"""
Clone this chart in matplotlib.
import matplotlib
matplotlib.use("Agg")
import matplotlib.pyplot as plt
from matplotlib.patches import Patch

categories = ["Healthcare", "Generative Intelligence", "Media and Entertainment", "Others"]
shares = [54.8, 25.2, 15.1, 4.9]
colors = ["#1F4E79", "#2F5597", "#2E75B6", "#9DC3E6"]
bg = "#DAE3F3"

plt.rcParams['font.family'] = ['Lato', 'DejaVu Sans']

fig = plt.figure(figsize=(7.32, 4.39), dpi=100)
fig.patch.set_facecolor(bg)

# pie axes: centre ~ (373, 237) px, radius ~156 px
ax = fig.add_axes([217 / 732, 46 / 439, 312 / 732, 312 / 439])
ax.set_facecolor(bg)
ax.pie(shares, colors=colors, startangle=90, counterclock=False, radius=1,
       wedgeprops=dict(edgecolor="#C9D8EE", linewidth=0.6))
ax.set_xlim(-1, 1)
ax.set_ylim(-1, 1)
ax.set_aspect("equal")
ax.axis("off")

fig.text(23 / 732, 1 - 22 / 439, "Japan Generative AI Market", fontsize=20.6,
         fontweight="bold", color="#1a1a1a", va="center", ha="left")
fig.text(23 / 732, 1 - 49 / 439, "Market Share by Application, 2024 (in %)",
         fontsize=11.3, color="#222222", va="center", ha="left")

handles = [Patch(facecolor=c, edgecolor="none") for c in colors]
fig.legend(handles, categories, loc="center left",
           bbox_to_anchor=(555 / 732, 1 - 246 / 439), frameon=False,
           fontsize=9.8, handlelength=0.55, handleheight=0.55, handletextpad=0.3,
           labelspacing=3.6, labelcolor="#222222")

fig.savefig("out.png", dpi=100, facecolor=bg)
"""
Brief -
Using the listing above, return all lines where the word "matplotlib" occurs.

Output for this exercise -
Clone this chart in matplotlib.
import matplotlib
matplotlib.use("Agg")
import matplotlib.pyplot as plt
from matplotlib.patches import Patch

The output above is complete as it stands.